Unlike the others, the author of Luke (what the heck, we’ll assume it’s actually St. Luke, same as the other traditional authors) explained to his recipient exactly why he wrote his gospel. Others have done gospels, but Luke did an extra-thorough job to find the truth and present something accurate we can base our religion upon. So here’s the real history of Christ Jesus. Theófilus might be the recipient’s real name, but in those no-freedom-of-religion days there’s just as much a chance it’s an alias: Theófilus means “God-lover.”

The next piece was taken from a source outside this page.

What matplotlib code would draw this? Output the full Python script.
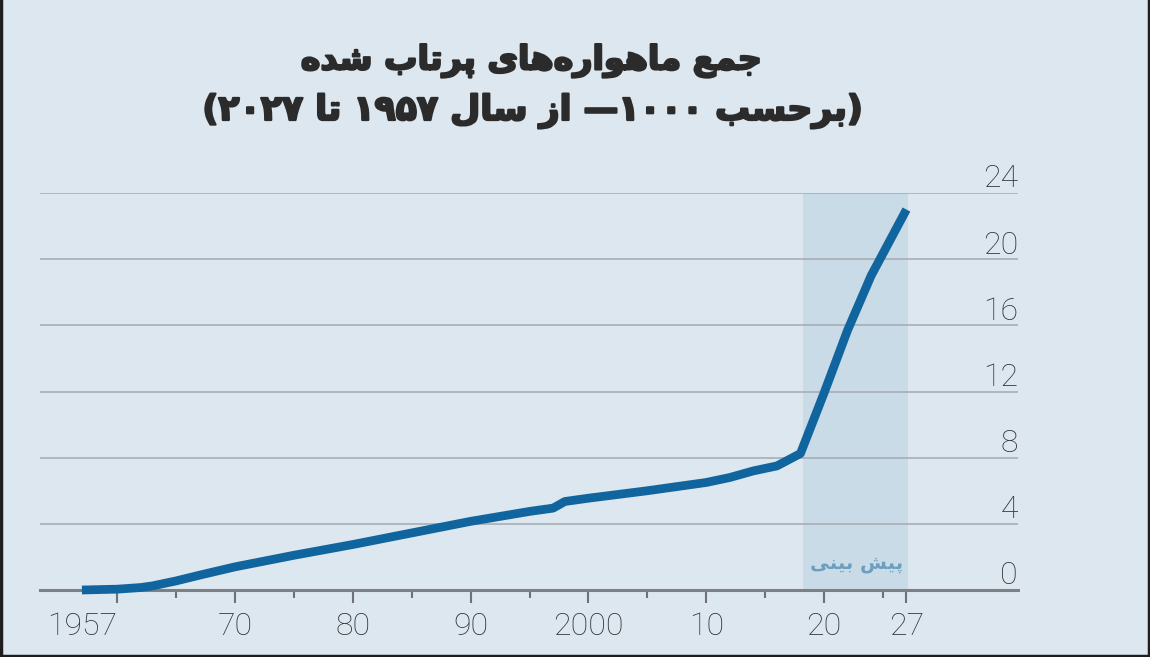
import matplotlib
matplotlib.use("Agg")
import matplotlib.pyplot as plt
from matplotlib.lines import Line2D
import matplotlib.transforms as mtransforms
import matplotlib.patheffects as pe

# ---------------- data ----------------
years = [1957, 1960, 1962, 1963, 1965, 1967, 1970, 1975, 1980, 1985, 1990,
         1995, 1997, 1998, 2000, 2005, 2010, 2012, 2014, 2016, 2018,
         2020, 2022, 2024, 2027]
satellites_k = [0.0, 0.05, 0.15, 0.25, 0.55, 0.9, 1.4, 2.1, 2.75, 3.45, 4.15,
                4.75, 4.95, 5.35, 5.55, 6.0, 6.5, 6.8, 7.2, 7.5, 8.25,
                11.9, 15.7, 19.0, 23.0]
forecast_span = [2018, 2027]
x_tick_pos = [1957, 1960, 1970, 1980, 1990, 2000, 2010, 2020, 2027]
x_tick_labels = ["1957", "", "70", "80", "90", "2000", "10", "20", "27"]
x_minor_pos = [1965, 1975, 1985, 1995, 2005, 2015, 2025]
y_ticks = [0, 4, 8, 12, 16, 20, 24]
title_line1 = "جمع ماهواره\u200cهای پرتاب شده"
title_line2 = "(برحسب ۱۰۰۰— از سال ۱۹۵۷ تا ۲۰۲۷)"
forecast_label = "پیش بینی"

# ------------- simple Persian shaping + RTL ordering -------------
FORMS = {  # isolated, final, initial, medial
    '\u0627': ('\uFE8D', '\uFE8E', None, None),
    '\u0628': ('\uFE8F', '\uFE90', '\uFE91', '\uFE92'),
    '\u062A': ('\uFE95', '\uFE96', '\uFE97', '\uFE98'),
    '\u062C': ('\uFE9D', '\uFE9E', '\uFE9F', '\uFEA0'),
    '\u062D': ('\uFEA1', '\uFEA2', '\uFEA3', '\uFEA4'),
    '\u062F': ('\uFEA9', '\uFEAA', None, None),
    '\u0631': ('\uFEAD', '\uFEAE', None, None),
    '\u0632': ('\uFEAF', '\uFEB0', None, None),
    '\u0633': ('\uFEB1', '\uFEB2', '\uFEB3', '\uFEB4'),
    '\u0634': ('\uFEB5', '\uFEB6', '\uFEB7', '\uFEB8'),
    '\u0639': ('\uFEC9', '\uFECA', '\uFECB', '\uFECC'),
    '\u0644': ('\uFEDD', '\uFEDE', '\uFEDF', '\uFEE0'),
    '\u0645': ('\uFEE1', '\uFEE2', '\uFEE3', '\uFEE4'),
    '\u0646': ('\uFEE5', '\uFEE6', '\uFEE7', '\uFEE8'),
    '\u0647': ('\uFEE9', '\uFEEA', '\uFEEB', '\uFEEC'),
    '\u0648': ('\uFEED', '\uFEEE', None, None),
    '\u06CC': ('\uFBFC', '\uFBFD', '\uFBFE', '\uFBFF'),
    '\u067E': ('\uFB56', '\uFB57', '\uFB58', '\uFB59'),
}


def dual(c):
    return c in FORMS and FORMS[c][2] is not None


def joinable(c):
    return c in FORMS


def shape_word(w):
    out = []
    n = len(w)
    for i, c in enumerate(w):
        if c == '\u200c':
            continue
        if c not in FORMS:
            out.append(c)
            continue
        jp = i > 0 and dual(w[i - 1]) and joinable(c)
        jn = i < n - 1 and dual(c) and joinable(w[i + 1])
        iso, fin, ini, med = FORMS[c]
        if jp and jn:
            g = med
        elif jp:
            g = fin
        elif jn:
            g = ini
        else:
            g = iso
        out.append(g)
    return "".join(reversed(out))


def is_digit(c):
    return c.isdigit()


def is_arabic(c):
    return ('\u0600' <= c <= '\u06FF' and not c.isdigit()) or c == '\u200c'


def visual(text):
    tokens = []
    i = 0
    while i < len(text):
        c = text[i]
        if is_arabic(c):
            j = i
            while j < len(text) and is_arabic(text[j]):
                j += 1
            tokens.append(shape_word(text[i:j]))
            i = j
        elif is_digit(c):
            j = i
            while j < len(text) and is_digit(text[j]):
                j += 1
            tokens.append(text[i:j])
            i = j
        else:
            tokens.append({'(': ')', ')': '('}.get(c, c))
            i += 1
    return "".join(reversed(tokens))


# ---------------- figure ----------------
W, H = 1150, 657
bg = "#dde7ef"
fig = plt.figure(figsize=(W / 100, H / 100), dpi=100, facecolor=bg)

ax = fig.add_axes([40 / W, 1 - 590 / H, 978 / W, 397 / H])
ax.set_facecolor(bg)
ax.set_xlim(1953.44, 2036.47)
ax.set_ylim(0, 24)

ax.axvspan(forecast_span[0] + 0.2, forecast_span[1] + 0.1, color="#c9dbe7",
           zorder=0, lw=0)

ax.set_yticks(y_ticks)
ax.yaxis.grid(True, color="#a7aeb4", lw=1.2)
ax.set_axisbelow(True)
ax.tick_params(axis="y", length=0, labelleft=False, labelright=False)

for s in ["top", "left", "right"]:
    ax.spines[s].set_visible(False)
ax.spines["bottom"].set_color("#7d8185")
ax.spines["bottom"].set_linewidth(2.2)
ax.spines["bottom"].set_zorder(1)

ax.plot(years, satellites_k, color="#11659f", lw=6.3, solid_capstyle="butt",
        solid_joinstyle="round", zorder=4, clip_on=False)

ax.set_xticks(x_tick_pos)
ax.set_xticklabels(x_tick_labels)
ax.set_xticks(x_minor_pos, minor=True)
ax.tick_params(axis="x", which="major", length=9, width=1.5, color="#6e7175",
               direction="out", pad=7, labelsize=23, labelcolor="#333538")
ax.tick_params(axis="x", which="minor", length=6, width=1.5, color="#6e7175",
               direction="out")
for lab in ax.get_xticklabels():
    lab.set_fontfamily("Roboto")
    lab.set_fontweight("light")
ax.xaxis.get_major_ticks()[0].tick1line.set_visible(False)

trans = mtransforms.blended_transform_factory(ax.transAxes, ax.transData)
for v in y_ticks:
    ax.annotate(str(v), xy=(1.0, v), xycoords=trans, xytext=(0, 4),
                textcoords="offset points", ha="right", va="baseline",
                fontsize=23, color="#333538", family="Roboto",
                fontweight="light", annotation_clip=False)

ax.text(2022.8, 1.6, visual(forecast_label),
        ha="center", va="center", fontsize=14, fontweight="bold",
        color="#6c9fbf", family="DejaVu Sans", zorder=5)

title_fx = [pe.withStroke(linewidth=1.6, foreground="#2b2b2b")]
fig.text(532 / W, 1 - 61 / H, visual(title_line1), ha="center", va="center",
         fontsize=24, fontweight="bold", color="#2b2b2b", family="DejaVu Sans",
         path_effects=title_fx)
fig.text(533 / W, 1 - 111 / H, visual(title_line2), ha="center", va="center",
         fontsize=25, fontweight="bold", color="#2b2b2b", family="DejaVu Sans",
         path_effects=title_fx)

# image frame
for xs, ys in [([0.001, 0.001], [0, 1]), ([0.999, 0.999], [0, 1]),
               ([0, 1], [0.002, 0.002])]:
    fig.add_artist(Line2D(xs, ys, transform=fig.transFigure, color="#1e1e1e",
                          lw=2.5))

fig.savefig("out.png", dpi=100, facecolor=bg)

John tends to go its own way, so its introduction is a bit longer and more theological.

John 1.1-18 KWL
1 The word’s in the beginning. The word’s with God. The word is God.
2 He’s in the beginning with God. 3 Everything came to be through him.
Nothing that exists came to be without him. 4 What came to be through him, was life.
Life’s the light of humanity. 5 Light shines in darkness, and darkness can’t get hold of it.
6 A person came who’d been sent by God, named John, 7 who came to testify.
When he testified about the light, everyone might believe because of him.
8 He wasn’t the light, but he’d testify about the light.
9 The actual light, who lights every person, was coming into the world.
10 He’s in the world, and the world came to be through him.
Yet the world doesn’t know him.
11 He came to his own people, and his own people don’t accept him;
12 of those who do accept him, those who put faith in his name,
he gives them power to become God’s children.
13 Not by blood, nor bodily will, nor a man’s will, but generated by God.
14 The word was made flesh. He encamped with us.
We got a good look at his significance—
the significance of a father’s only son—filled with grace and truth.
15 John testifies about him, saying as he called out, “This is the one I spoke of!
‘The one coming after me has got in front of me’—because he’s first.”
16 All of us received things out of his fullness. Grace after grace:
17 The Law which Moses gave; the grace and truth which Christ Jesus became.
18 Nobody’s ever seen God.
The only Son, God who’s in the Father’s womb, he explains God.

It’s deep, so I’ll analyze John’s intro in more detail another time.